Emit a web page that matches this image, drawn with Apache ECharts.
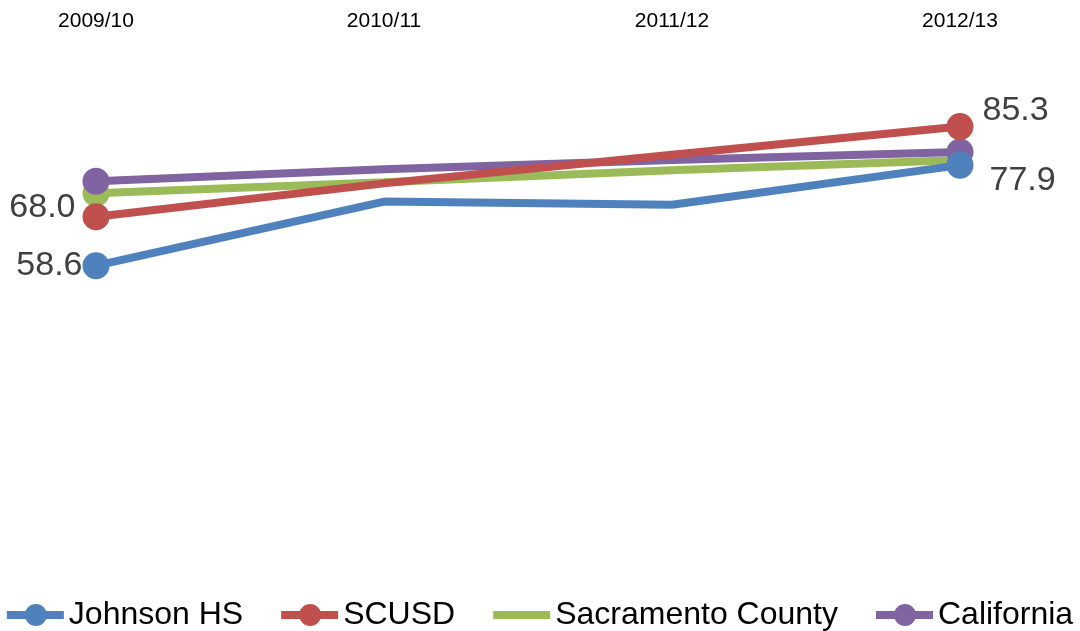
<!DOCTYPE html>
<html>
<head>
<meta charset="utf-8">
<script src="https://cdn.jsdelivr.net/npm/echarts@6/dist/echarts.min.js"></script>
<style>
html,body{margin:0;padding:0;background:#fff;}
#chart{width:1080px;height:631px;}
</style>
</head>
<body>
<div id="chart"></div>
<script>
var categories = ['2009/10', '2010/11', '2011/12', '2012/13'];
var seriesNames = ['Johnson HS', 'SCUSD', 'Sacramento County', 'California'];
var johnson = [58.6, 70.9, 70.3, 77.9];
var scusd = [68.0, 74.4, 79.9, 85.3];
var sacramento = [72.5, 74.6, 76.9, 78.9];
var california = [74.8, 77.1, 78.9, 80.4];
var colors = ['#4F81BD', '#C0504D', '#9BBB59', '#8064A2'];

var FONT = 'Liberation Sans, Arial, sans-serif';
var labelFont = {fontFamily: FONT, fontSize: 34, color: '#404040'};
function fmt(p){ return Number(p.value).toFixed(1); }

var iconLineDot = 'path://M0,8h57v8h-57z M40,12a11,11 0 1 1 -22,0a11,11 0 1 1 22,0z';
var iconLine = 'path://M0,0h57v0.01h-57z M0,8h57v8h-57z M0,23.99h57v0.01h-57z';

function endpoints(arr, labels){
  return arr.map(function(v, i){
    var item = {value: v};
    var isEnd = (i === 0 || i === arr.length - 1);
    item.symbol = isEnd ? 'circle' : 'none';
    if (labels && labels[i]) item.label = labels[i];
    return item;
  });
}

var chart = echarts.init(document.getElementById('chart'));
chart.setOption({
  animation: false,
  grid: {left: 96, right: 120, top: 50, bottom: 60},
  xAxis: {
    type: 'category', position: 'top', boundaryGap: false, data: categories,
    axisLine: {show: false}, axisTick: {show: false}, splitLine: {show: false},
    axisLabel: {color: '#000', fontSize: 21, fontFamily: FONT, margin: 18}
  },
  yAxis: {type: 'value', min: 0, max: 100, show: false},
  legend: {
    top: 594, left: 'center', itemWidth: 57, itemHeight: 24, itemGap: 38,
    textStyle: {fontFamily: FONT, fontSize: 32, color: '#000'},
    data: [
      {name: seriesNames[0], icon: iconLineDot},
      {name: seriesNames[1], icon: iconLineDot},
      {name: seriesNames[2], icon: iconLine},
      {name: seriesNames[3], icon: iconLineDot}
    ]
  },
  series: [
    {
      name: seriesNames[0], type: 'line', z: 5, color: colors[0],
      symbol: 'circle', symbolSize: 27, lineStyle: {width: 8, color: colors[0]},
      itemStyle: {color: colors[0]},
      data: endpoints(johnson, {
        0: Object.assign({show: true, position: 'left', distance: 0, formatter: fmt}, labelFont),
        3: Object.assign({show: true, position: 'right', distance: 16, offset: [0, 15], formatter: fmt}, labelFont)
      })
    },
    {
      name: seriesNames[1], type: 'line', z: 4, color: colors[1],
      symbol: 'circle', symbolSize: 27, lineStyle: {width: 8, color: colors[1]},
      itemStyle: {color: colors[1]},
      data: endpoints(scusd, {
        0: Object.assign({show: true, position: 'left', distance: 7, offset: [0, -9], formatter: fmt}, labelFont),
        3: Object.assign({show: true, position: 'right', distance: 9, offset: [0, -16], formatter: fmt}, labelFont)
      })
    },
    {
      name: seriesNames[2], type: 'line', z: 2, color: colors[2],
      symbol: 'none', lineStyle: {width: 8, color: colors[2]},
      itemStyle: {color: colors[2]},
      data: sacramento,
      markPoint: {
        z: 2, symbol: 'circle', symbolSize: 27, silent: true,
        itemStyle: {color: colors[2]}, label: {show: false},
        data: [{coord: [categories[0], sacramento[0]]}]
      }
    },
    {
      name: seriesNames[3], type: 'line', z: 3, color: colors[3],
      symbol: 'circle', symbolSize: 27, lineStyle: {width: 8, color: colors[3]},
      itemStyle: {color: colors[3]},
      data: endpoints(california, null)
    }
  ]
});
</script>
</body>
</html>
--------------------------------
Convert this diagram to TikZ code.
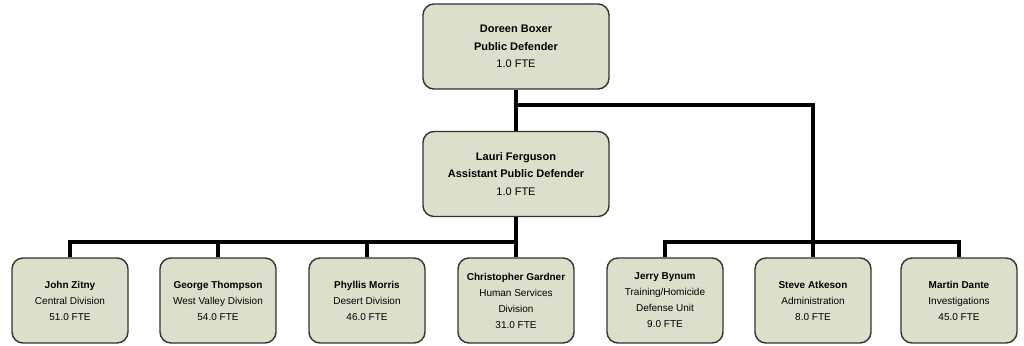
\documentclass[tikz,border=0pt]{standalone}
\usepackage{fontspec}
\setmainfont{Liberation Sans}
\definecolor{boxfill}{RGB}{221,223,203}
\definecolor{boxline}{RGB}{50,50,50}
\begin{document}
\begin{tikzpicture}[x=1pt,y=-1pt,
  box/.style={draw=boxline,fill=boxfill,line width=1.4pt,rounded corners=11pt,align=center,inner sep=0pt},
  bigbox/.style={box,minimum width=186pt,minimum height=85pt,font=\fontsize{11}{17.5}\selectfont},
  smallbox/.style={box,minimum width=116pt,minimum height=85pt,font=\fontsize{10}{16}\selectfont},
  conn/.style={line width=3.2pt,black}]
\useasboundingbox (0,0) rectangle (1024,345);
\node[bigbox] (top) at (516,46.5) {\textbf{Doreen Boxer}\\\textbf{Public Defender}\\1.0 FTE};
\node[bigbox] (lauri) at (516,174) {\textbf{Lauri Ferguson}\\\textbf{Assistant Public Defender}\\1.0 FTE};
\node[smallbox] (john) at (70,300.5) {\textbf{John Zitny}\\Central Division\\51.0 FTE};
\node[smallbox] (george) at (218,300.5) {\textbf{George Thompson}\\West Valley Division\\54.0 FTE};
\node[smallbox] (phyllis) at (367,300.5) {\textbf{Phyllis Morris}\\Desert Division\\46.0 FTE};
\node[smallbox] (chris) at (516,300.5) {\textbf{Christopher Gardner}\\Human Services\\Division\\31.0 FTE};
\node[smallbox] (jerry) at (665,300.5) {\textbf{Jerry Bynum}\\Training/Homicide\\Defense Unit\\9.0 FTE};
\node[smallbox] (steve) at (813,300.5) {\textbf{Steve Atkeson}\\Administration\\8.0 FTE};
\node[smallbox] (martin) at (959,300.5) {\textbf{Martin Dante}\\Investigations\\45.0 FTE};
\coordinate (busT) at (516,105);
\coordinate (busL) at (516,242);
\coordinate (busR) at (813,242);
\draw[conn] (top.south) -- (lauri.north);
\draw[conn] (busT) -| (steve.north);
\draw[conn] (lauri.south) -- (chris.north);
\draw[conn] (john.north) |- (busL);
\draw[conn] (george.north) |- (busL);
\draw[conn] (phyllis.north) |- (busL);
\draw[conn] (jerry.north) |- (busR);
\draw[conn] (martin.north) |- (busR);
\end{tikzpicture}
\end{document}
--------------------------------
*OBJECTIVE*.
From the entries above, copy every line containing the word "this".

*EXPECTED ANSWER*.
Emit a web page that matches this image, drawn with Apache ECharts.
Convert this diagram to TikZ code.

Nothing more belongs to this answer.